Torino, 6 mar. (LaPresse) – Una maxi-evasione immobiliare con frode da 85 milioni di euro è stata scoperta dall’Agenzia delle entrate di Torino. Sono 12 le persone coinvolte, riconducibili a tre famiglie torinesi. Sequestrati un castello nell’astigiano, ville sulla collina del capoluogo piemontese e appartamenti di pregio in città. Sono 24 i milioni di imposte non pagate dai truffatori, che avevano creato un sistema di società ‘cloni’ di altre, fatte nascere ad hoc per poi sparire. L’inchiesta è partita da una verifica fiscale nei confronti di una società che riportava in dichiarazione un credito Iva notevole, senza pero’ un volume d’affari altrettanto alto.
I funzionari dell’Agenzia delle entrate si sono insospettiti e hanno chiesto al titolare le carte della contabilità. Lui però ha presentato una denuncia di smarrimento, dal 2005 al 2009. I dipendenti dell’Agenzia hanno continuato a cercare i documenti e hanno trovato la memoria esterna di un computer nascosta in un armadio dell’ufficio. Dall’analisi di questi file si “è aperto un vaso di Pandora”, ha spiegato Giuliana Sanna, capo dell’area medie imprese dell’Agenzia. La società controllata si è rivelata, infatti, una vera e propria “cartiera”: emetteva fatture per consentire ad altre società beneficiarie – riconducibili allo stesso gruppo di persone – di abbattere il proprio reddito d’impresa e creare dal nulla dei crediti Iva, utilizzati come una sorta di ‘bancomat’ per pagare altri debiti con l’erario e con gli enti previdenziali attraverso il meccanismo della compensazione.
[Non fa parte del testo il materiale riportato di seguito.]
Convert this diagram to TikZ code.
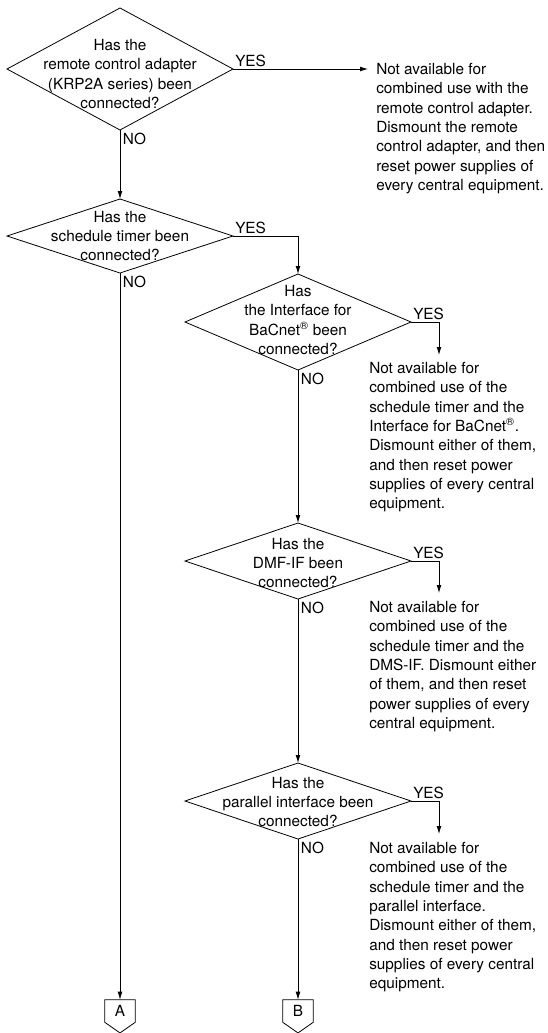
\documentclass[tikz,border=0pt]{standalone}
\usepackage{fontspec}
\setmainfont{TeX Gyre Heros}
\usepackage{tikz}
\usetikzlibrary{arrows.meta,shapes.geometric}
\newcommand{\flowfont}{\fontsize{11.5}{14.5}\selectfont}

\begin{document}
\begin{tikzpicture}[x=0.75pt,y=-0.75pt,
    qbox/.style={diamond, draw, line width=0.6pt, inner sep=0pt, outer sep=0pt,
                 minimum width=169.5pt},
    qtxt/.style={align=center, inner sep=0pt, font=\flowfont},
    note/.style={align=left, anchor=north west, inner sep=0pt, font=\flowfont},
    yes/.style={anchor=south west, inner sep=1.5pt, font=\flowfont},
    no/.style={anchor=north west, inner sep=2pt, font=\flowfont},
    arr/.style={-{Latex[length=6pt,width=3.6pt]}, line width=0.6pt},
    conn/.style={minimum width=22.5pt, minimum height=16.5pt, inner sep=0pt,
                 font=\flowfont}]

  \useasboundingbox (0,0) rectangle (548,1033);

  % -- questions, left column then right column
  \node[qbox, minimum height=91.5pt] (q1) at (120,69) {};
  \node[qtxt] (q1t) at (120,74) {Has the\\remote control adapter\\(KRP2A series) been\\connected?};
  \node[qbox, minimum height=55.5pt] (q2) at (120,236) {};
  \node[qtxt] (q2t) at (120,236) {Has the\\schedule timer been\\connected?};
  \node[qbox, minimum height=72pt] (q3) at (298,322) {};
  \node[qtxt] (q3t) at (298,320) {Has\\the Interface for\\BaCnet\textsuperscript{\textregistered} been\\connected?};
  \node[qbox, minimum height=57pt] (q4) at (298,561) {};
  \node[qtxt] (q4t) at (298,563) {Has the\\DMF-IF been\\connected?};
  \node[qbox, minimum height=57pt] (q5) at (298,801) {};
  \node[qtxt] (q5t) at (298,802) {Has the\\parallel interface been\\connected?};

  % -- messages on the right
  \node[note] (n1) at (376,63) {Not available for\\combined use with the\\remote control adapter.\\Dismount the remote\\control adapter, and then\\reset power supplies of\\every central equipment.};
  \node[note] (n2) at (369,362) {Not available for\\combined use of the\\schedule timer and the\\Interface for BaCnet\textsuperscript{\textregistered}.\\Dismount either of them,\\and then reset power\\supplies of every central\\equipment.};
  \node[note] (n3) at (369,601) {Not available for\\combined use of the\\schedule timer and the\\DMS-IF. Dismount either\\of them, and then reset\\power supplies of every\\central equipment.};
  \node[note] (n4) at (369,842) {Not available for\\combined use of the\\schedule timer and the\\parallel interface.\\Dismount either of them,\\and then reset power\\supplies of every central\\equipment.};

  % -- off-page connectors
  \node[conn] (pa) at (120,1011) {A};
  \node[conn] (pb) at (298,1011) {B};
  \foreach \p in {pa,pb}{
    \draw[line width=0.6pt] (\p.north west) -- (\p.north east) -- (\p.south east)
      -- ([yshift=-8pt]\p.south) -- (\p.south west) -- cycle;}

  % -- ends of the YES drops
  \coordinate (y1) at (368,69);
  \coordinate (y3) at (439,355);
  \coordinate (y4) at (439,593);
  \coordinate (y5) at (439,834);

  % -- YES branches
  \draw[arr] (q1.east) -- (y1);
  \draw[arr] (q2.east) -| (q3.north);
  \draw[arr] (q3.east) -| (y3);
  \draw[arr] (q4.east) -| (y4);
  \draw[arr] (q5.east) -| (y5);
  \foreach \q in {q1,q2,q3,q4,q5}
    \node[yes] (\q yes) at (\q.east) {YES};

  % -- NO branches
  \draw[arr] (q1.south) -- (q2.north);
  \draw[arr] (q2.south) -- (pa.north);
  \draw[arr] (q3.south) -- (q4.north);
  \draw[arr] (q4.south) -- (q5.north);
  \draw[arr] (q5.south) -- (pb.north);
  \foreach \q in {q1,q2,q3,q4,q5}
    \node[no] (\q no) at (\q.south) {NO};
\end{tikzpicture}
\end{document}
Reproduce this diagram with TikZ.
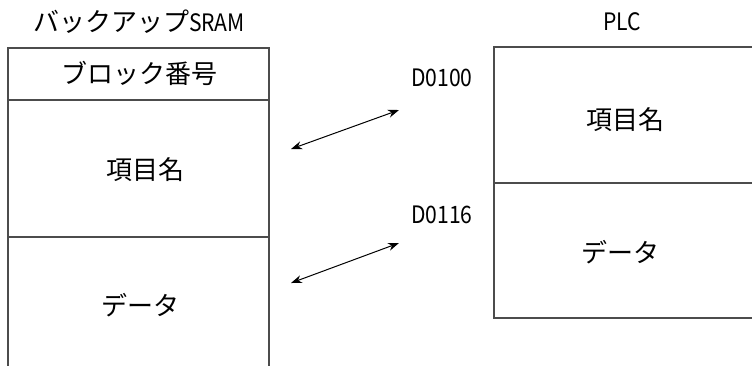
\documentclass[tikz,border=0pt]{standalone}
\usepackage{fontspec}
\setmainfont{Noto Sans CJK JP}
\newfontfamily\latn[FakeStretch=0.88]{Noto Sans CJK JP}
\usetikzlibrary{arrows.meta}
\tikzset{
  boxline/.style={draw=black!70, line width=1.3pt},
  lbl/.style={inner sep=0pt, font=\fontsize{26}{28}\selectfont, text=black},
  addr/.style={inner sep=0pt, font=\latn\fontsize{24}{26}\selectfont, text=black},
  link/.style={line width=1pt, {Stealth[length=11pt,width=8pt]}-{Stealth[length=11pt,width=8pt]}}
}
\begin{document}
\begin{tikzpicture}[x=1pt,y=1pt]
\useasboundingbox (0,0) rectangle (752,-365);
\clip (0,0) rectangle (752,-365);
% left box (SRAM)
\draw[boxline] (8,-370) -- (8,-48) -- (269,-48) -- (269,-370);
\draw[boxline] (8,-100) -- (269,-100);
\draw[boxline] (8,-237) -- (269,-237);
% right box (PLC)
\draw[boxline] (760,-47) -- (494,-47) -- (494,-318) -- (760,-318);
\draw[boxline] (494,-183) -- (760,-183);
% titles
\node[lbl] (tsram) at (139,-22) {バックアップ{\latn\fontsize{24}{26}\selectfont SRAM}};
\node[addr] (tplc) at (622,-22) {PLC};
% left texts
\node[lbl] (lblock) at (139,-73) {ブロック番号};
\node[lbl] (litem) at (145,-170) {項目名};
\node[lbl] (ldata) at (140,-305) {データ};
% right texts
\node[lbl] (ritem) at (625,-120) {項目名};
\node[lbl] (rdata) at (620,-252) {データ};
% addresses
\node[addr] (a1) at (442,-78) {D0100};
\node[addr] (a2) at (442,-215) {D0116};
% arrows
\coordinate (s1) at (291,-149);
\coordinate (e1) at (399,-110);
\coordinate (s2) at (291,-283);
\coordinate (e2) at (399,-243);
\draw[link] (s1) -- (e1);
\draw[link] (s2) -- (e2);
\end{tikzpicture}
\end{document}
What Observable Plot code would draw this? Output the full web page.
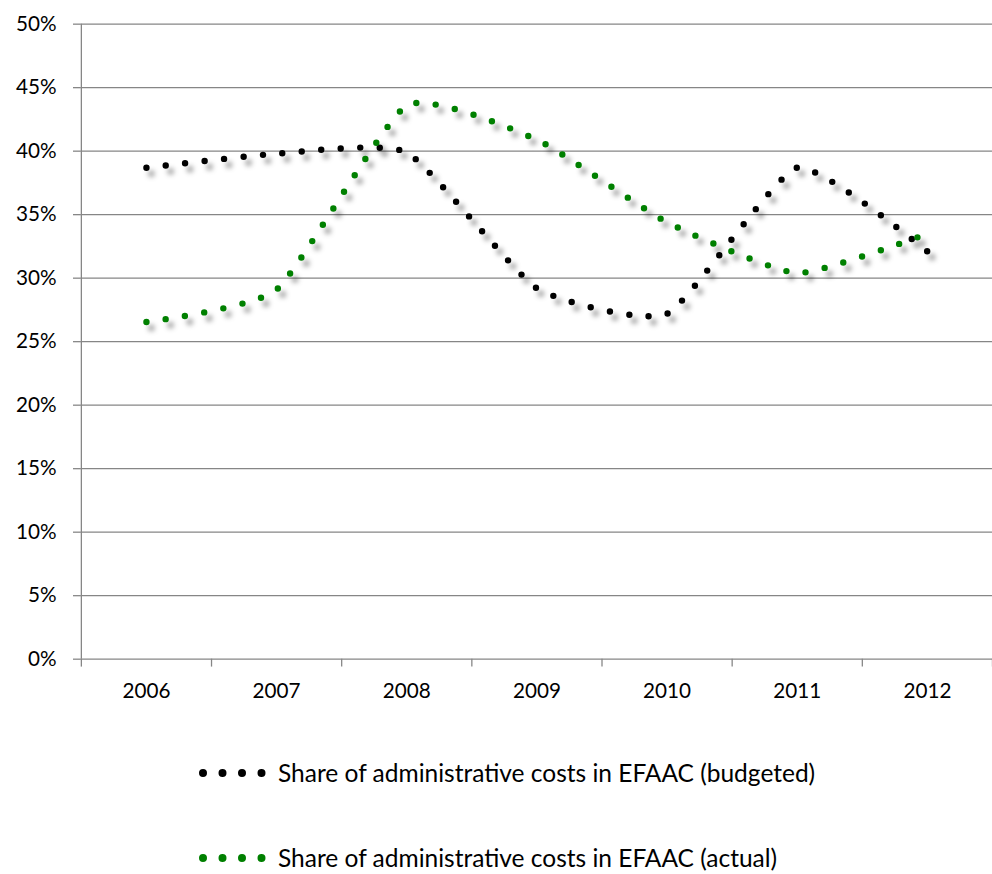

E’ stata scoperta in particolare una società gemella della prima scoperta, con nome uguale, che serviva solo a incassare costi inesistenti per evadere il fisco, facendo false fatture, gonfiandole. Da qui usciva il denaro per finanziare le altre società-cloni. L’operazione è stata condotta con la procura della Repubblica di Torino. I sequestri di beni e immobili eseguiti finora hanno un valore complessivo di oltre 9 milioni di euro. Sono state iscritte anche ipoteche su 112 immobili. A contribuire all’inchiesta un notaio, che dopo aver concluso una pratica di rimpatrio di una società che si chiama British Virgin Islands – quella che poi si è rilevata la generatrice principale delle altre società-cloni – si è insospettito e ha segnalato il caso all’Agenzia.